ASR: Average secrecy rate of UAV-assisted MEC networks with random eavesdroppers

The rapid development of unmanned aerial vehicle (UAV) technology and mobile edge computing (MEC) has created new opportunities for efficient data processing and transmission. UAV-assisted MEC enables data transmission from UAVs to a base station (BS) equipped with MEC capabilities. However, ensuring the security of these transmissions is a concern, especially when UAVs operate in open airspace. In this paper, we introduce a coordinated multi-point (CoMP) offloading model aimed at enhancing the secure transmission performance of the network. The airspace is divided into several equal-sized hexagonal cells, with multiple UAVs collaborating to offload data to a BS with MEC. During this process, the locations of potential eavesdroppers are randomized as they attempt to intercept the data transmitted by the UAVs.
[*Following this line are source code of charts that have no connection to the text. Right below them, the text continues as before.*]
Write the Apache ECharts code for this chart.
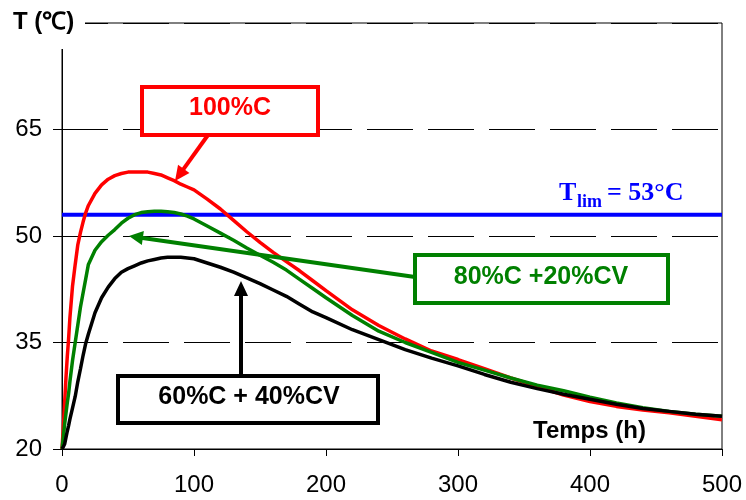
<!DOCTYPE html>
<html>
<head>
<meta charset="utf-8">
<script src="https://cdn.jsdelivr.net/npm/echarts@6/dist/echarts.min.js"></script>
<style>html,body{margin:0;padding:0;background:#fff;}#c{width:746px;height:500px;}</style>
</head>
<body>
<div id="c"></div>
<script>
// ---- data ----
var hours = [0,1,2,3,4,5,6,8,10,12,14,16,18,20,25,30,35,40,45,50,55,60,65,70,75,80,85,90,95,100,110,120,130,140,150,160,170,180,190,200,220,240,260,280,300,320,340,360,380,400,420,440,460,480,500];
var red100 = [20,23,26.5,30,33,35.5,38.5,43,46,48.8,50.5,52,53.3,54.3,56,57.2,58,58.5,58.8,59,59,59,59,58.8,58.6,58.2,57.8,57.3,56.9,56.5,55.2,53.8,52.2,50.6,49.1,47.7,46.4,45.1,43.7,42.3,39.6,37.4,35.5,33.8,32.6,31.3,30.0,28.8,27.6,26.7,26.0,25.5,25.1,24.6,24.1];
var green80 = [20,21.7,23.5,25,26.5,27.8,29.5,32.5,35,37.5,40,42,44,46,48,49.2,50.1,50.9,51.8,52.5,53,53.3,53.4,53.5,53.5,53.4,53.3,53.1,52.8,52.4,51.4,50.4,49.4,48.3,47.3,46.3,45.2,43.9,42.6,41.3,38.8,36.6,35.0,33.6,32.2,31.1,30.0,29.0,28.2,27.3,26.5,25.8,25.3,24.9,24.6];
var black60 = [20,20.3,20.7,21.6,22.5,23.3,24.2,25.8,27.4,29.5,31.3,33.2,34.9,36.2,39.2,41.3,42.8,44,44.9,45.4,45.8,46.2,46.5,46.7,46.9,47,47,47,46.9,46.8,46.2,45.6,44.9,44.1,43.3,42.4,41.5,40.4,39.3,38.5,36.8,35.4,34.0,32.8,31.7,30.5,29.4,28.5,27.7,27.0,26.3,25.7,25.3,24.9,24.6];
var tLimit = 53;
var xTicks = [0,100,200,300,400,500];
var yTicks = [20,35,50,65];
var labels = ["100%C", "80%C +20%CV", "60%C + 40%CV"];

function pairs(ys){ return hours.map(function(h,i){ return [h, ys[i]]; }); }

function arrow(x1,y1,x2,y2,color,w,hl,hw){
  var dx=x2-x1, dy=y2-y1, L=Math.sqrt(dx*dx+dy*dy), ux=dx/L, uy=dy/L;
  var bx=x2-ux*hl, by=y2-uy*hl, px=-uy, py=ux;
  return [
    {type:'line', z:100, shape:{x1:x1,y1:y1,x2:bx+ux*2,y2:by+uy*2}, style:{stroke:color,lineWidth:w}},
    {type:'polygon', z:100, shape:{points:[[x2,y2],[bx+px*hw/2,by+py*hw/2],[bx-px*hw/2,by-py*hw/2]]}, style:{fill:color}}
  ];
}

var font = '"Liberation Sans", Arial, sans-serif';
var serif = '"Liberation Serif", "Times New Roman", serif';
var chart = echarts.init(document.getElementById('c'), null, {renderer:'canvas'});

var graphics = [
  {type:'rect', z:100, shape:{x:50,y:8,width:35,height:41}, style:{fill:'#fff'}},
  {type:'text', z:101, left:13, top:10, style:{text:'T (℃)', font:'bold 24px '+font, fill:'#000'}},
  {type:'text', z:101, left:533, top:419, style:{text:'Temps (h)', font:'bold 24px '+font, fill:'#000'}},
  {type:'text', z:101, left:559, top:180, style:{text:'T', font:'bold 26px '+serif, fill:'#0000ff'}},
  {type:'text', z:101, left:577, top:193, style:{text:'lim', font:'bold 18px '+serif, fill:'#0000ff'}},
  {type:'text', z:101, left:607, top:180, style:{text:'= 53°C', font:'bold 26px '+serif, fill:'#0000ff'}},
  {type:'rect', z:100, shape:{x:142,y:87,width:176,height:48}, style:{fill:'#fff',stroke:'#ff0000',lineWidth:4}},
  {type:'text', z:101, x:230, y:108, style:{text:labels[0], font:'bold 25px '+font, fill:'#ff0000', textAlign:'center', textVerticalAlign:'middle'}},
  {type:'rect', z:100, shape:{x:415,y:255,width:253,height:48}, style:{fill:'#fff',stroke:'#008000',lineWidth:4}},
  {type:'text', z:101, x:541, y:277, style:{text:labels[1], font:'bold 25px '+font, fill:'#008000', textAlign:'center', textVerticalAlign:'middle'}},
  {type:'rect', z:100, shape:{x:118,y:376,width:260,height:47}, style:{fill:'#fff',stroke:'#000',lineWidth:4}},
  {type:'text', z:101, x:249, y:397, style:{text:labels[2], font:'bold 25px '+font, fill:'#000', textAlign:'center', textVerticalAlign:'middle'}}
];
graphics = graphics.concat(arrow(208,135,175,181,'#ff0000',4,15,14));
graphics = graphics.concat(arrow(415,277,129,236,'#008000',4,14,14));
graphics = graphics.concat(arrow(241,376,241,281,'#000',4,15,14));

chart.setOption({
  animation:false,
  backgroundColor:'#fff',
  grid:{left:62,right:24,top:23,bottom:51,show:true,borderColor:'#000',borderWidth:1,backgroundColor:'transparent'},
  xAxis:{type:'value',min:xTicks[0],max:xTicks[xTicks.length-1],interval:100,
    axisLine:{show:true,onZero:false,lineStyle:{color:'#000',width:1}},
    axisTick:{show:true,length:7,lineStyle:{color:'#000'}},
    axisLabel:{fontSize:24,fontFamily:font,color:'#000',margin:24},
    splitLine:{show:false}},
  yAxis:{type:'value',min:20,max:80,interval:15,
    axisLine:{show:true,onZero:false,lineStyle:{color:'#000',width:1}},
    axisTick:{show:true,length:9,lineStyle:{color:'#000'}},
    axisLabel:{fontSize:24,fontFamily:font,color:'#000',margin:20,
      formatter:function(v){ return yTicks.indexOf(v)>=0 ? String(v) : ''; }},
    splitLine:{show:true,lineStyle:{color:'#000',width:1,type:[46,15]}}},
  series:[
    {type:'line',name:'Tlim',data:[[xTicks[0],tLimit],[xTicks[xTicks.length-1],tLimit]],showSymbol:false,lineStyle:{color:'#0000ff',width:4},z:2},
    {type:'line',name:labels[0],data:pairs(red100),showSymbol:false,lineStyle:{color:'#ff0000',width:3.5},z:3},
    {type:'line',name:labels[1],data:pairs(green80),showSymbol:false,lineStyle:{color:'#008000',width:3.5},z:4},
    {type:'line',name:labels[2],data:pairs(black60),showSymbol:false,lineStyle:{color:'#000',width:3.5},z:5}
  ],
  graphic:graphics
});
</script>
</body>
</html>
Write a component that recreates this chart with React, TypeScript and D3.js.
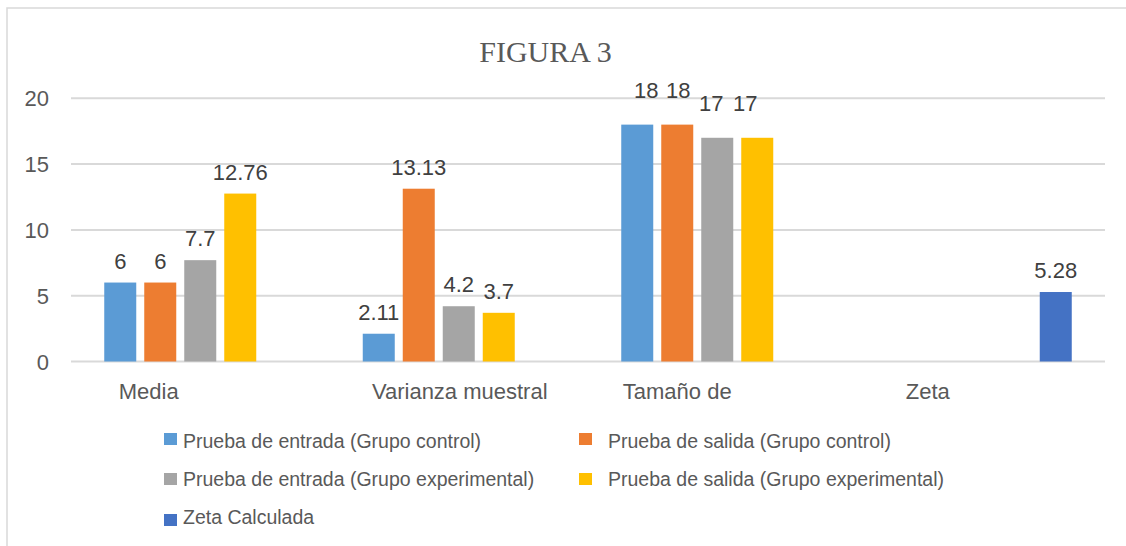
import React from 'react';
import * as d3 from 'd3';

// datos del gráfico
const categorias = ['Media', 'Varianza muestral', 'Tamaño de', 'Zeta'];
const series = [
  'Prueba de entrada (Grupo control)',
  'Prueba de salida (Grupo control)',
  'Prueba de entrada (Grupo experimental)',
  'Prueba de salida (Grupo experimental)',
  'Zeta Calculada',
];
const entradaControl = [6, 2.11, 18, null];
const salidaControl = [6, 13.13, 18, null];
const entradaExperimental = [7.7, 4.2, 17, null];
const salidaExperimental = [12.76, 3.7, 17, null];
const zetaCalculada = [null, null, null, 5.28];
const ticksY = [0, 5, 10, 15, 20];

const valores: (number | null)[][] = [
  entradaControl,
  salidaControl,
  entradaExperimental,
  salidaExperimental,
  zetaCalculada,
];
const colores = ['#5B9BD5', '#ED7D31', '#A5A5A5', '#FFC000', '#4472C4'];

// ajustes de posición de etiquetas (como quedaron en el original)
const elevacionEtiqueta = [14, 14, 27, 14];
const desplazEtiqueta = [
  [0, 0, 0, 0, 0],
  [0, 0, 0, 0, 0],
  [9, 1, -6, -12, 0],
  [0, 0, 0, 0, 0],
];
const desplazCategoria = [-51.5, 1, -40, -48];

// leyenda: columna y fila de cada serie
const leyendaPos = [
  { col: 0, fila: 0 },
  { col: 1, fila: 0 },
  { col: 0, fila: 1 },
  { col: 1, fila: 1 },
  { col: 0, fila: 2 },
];

const W = 1126;
const H = 546;
const texto = '#595959';
const fuente = '"Liberation Sans", Arial, sans-serif';

export default function App() {
  const x = d3.scaleBand<string>().domain(categorias).range([71, 1105]).padding(0);
  const y = d3.scaleLinear().domain([0, 20]).range([361.5, 98.3]);
  const xs = d3
    .scaleBand<string>()
    .domain(series)
    .range([0, 200])
    .paddingInner(0.2)
    .paddingOuter(0.1);

  const centro = (c: string) => (x(c) ?? 0) + x.bandwidth() / 2;

  const colX = [164, 579];
  const textoX = [183, 608];
  const filaY = [447.5, 486, 523.5];
  const cuadroY = [433, 473, 514];

  return (
    <svg
      width={W}
      height={H}
      style={{ position: 'absolute', left: 0, top: 0, background: '#fff' }}
    >
      <rect x={7} y={8} width={W} height={H} fill="#fff" stroke="#d9d9d9" strokeWidth={1.5} />

      <text
        x={545.5}
        y={62}
        textAnchor="middle"
        fontFamily='"Liberation Serif", "Times New Roman", serif'
        fontSize={30}
        fill={texto}
      >
        FIGURA 3
      </text>

      {/* rejilla y eje Y */}
      {ticksY.map((t) => (
        <g key={t}>
          <line x1={71} x2={1105} y1={y(t)} y2={y(t)} stroke="#d9d9d9" strokeWidth={2} />
          <text
            x={49}
            y={y(t) + 8}
            textAnchor="end"
            fontFamily={fuente}
            fontSize={22}
            fill={texto}
          >
            {t}
          </text>
        </g>
      ))}

      {/* barras */}
      {categorias.map((c, ci) => (
        <g key={c} transform={`translate(${centro(c) - 100},0)`}>
          {series.map((s, si) => {
            const v = valores[si][ci];
            if (v == null) return null;
            const bx = xs(s) ?? 0;
            return (
              <g key={s}>
                <rect
                  x={bx}
                  y={y(v)}
                  width={xs.bandwidth()}
                  height={y(0) - y(v)}
                  fill={colores[si]}
                />
                <text
                  x={bx + xs.bandwidth() / 2 + desplazEtiqueta[ci][si]}
                  y={y(v) - elevacionEtiqueta[ci]}
                  textAnchor="middle"
                  fontFamily={fuente}
                  fontSize={22}
                  fill="#404040"
                >
                  {v}
                </text>
              </g>
            );
          })}
        </g>
      ))}

      {/* etiquetas de categorías */}
      {categorias.map((c, ci) => (
        <text
          key={c}
          x={centro(c) + desplazCategoria[ci]}
          y={399}
          textAnchor="middle"
          fontFamily={fuente}
          fontSize={22}
          fill={texto}
        >
          {c}
        </text>
      ))}

      {/* leyenda */}
      {series.map((s, si) => {
        const p = leyendaPos[si];
        return (
          <g key={s}>
            <rect x={colX[p.col]} y={cuadroY[p.fila]} width={13} height={12} fill={colores[si]} />
            <text
              x={textoX[p.col]}
              y={filaY[p.fila]}
              fontFamily={fuente}
              fontSize={19.5}
              fill={texto}
            >
              {s}
            </text>
          </g>
        );
      })}
    </svg>
  );
}
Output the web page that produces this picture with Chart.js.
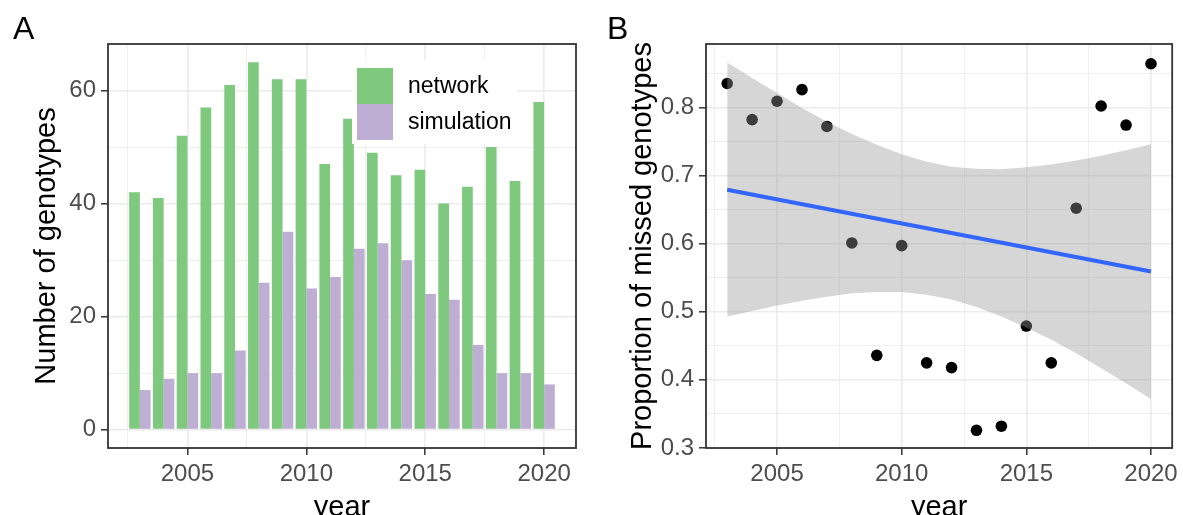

Based on this model, we first derive the success communication probability (SCP) for a typical BS and an eavesdropper using stochastic geometry. We then introduce the concept of secure transmission rate, precisely the average secrecy rate (ASR). Further, we characterize the ASR in the presence of random eavesdroppers. Finally, we analyze the effects of various parameters on transmission performance. The results of our simulations closely align with our numerical findings, confirming the accuracy of our analysis. Notably, the ASR of the proposed system is nearly four times higher than that of an offloading model without cooperation. Moreover, compared to a user-centric offloading model with CoMP, the ASR increases by 5.37 %, enhancing system performance and reducing search overheads.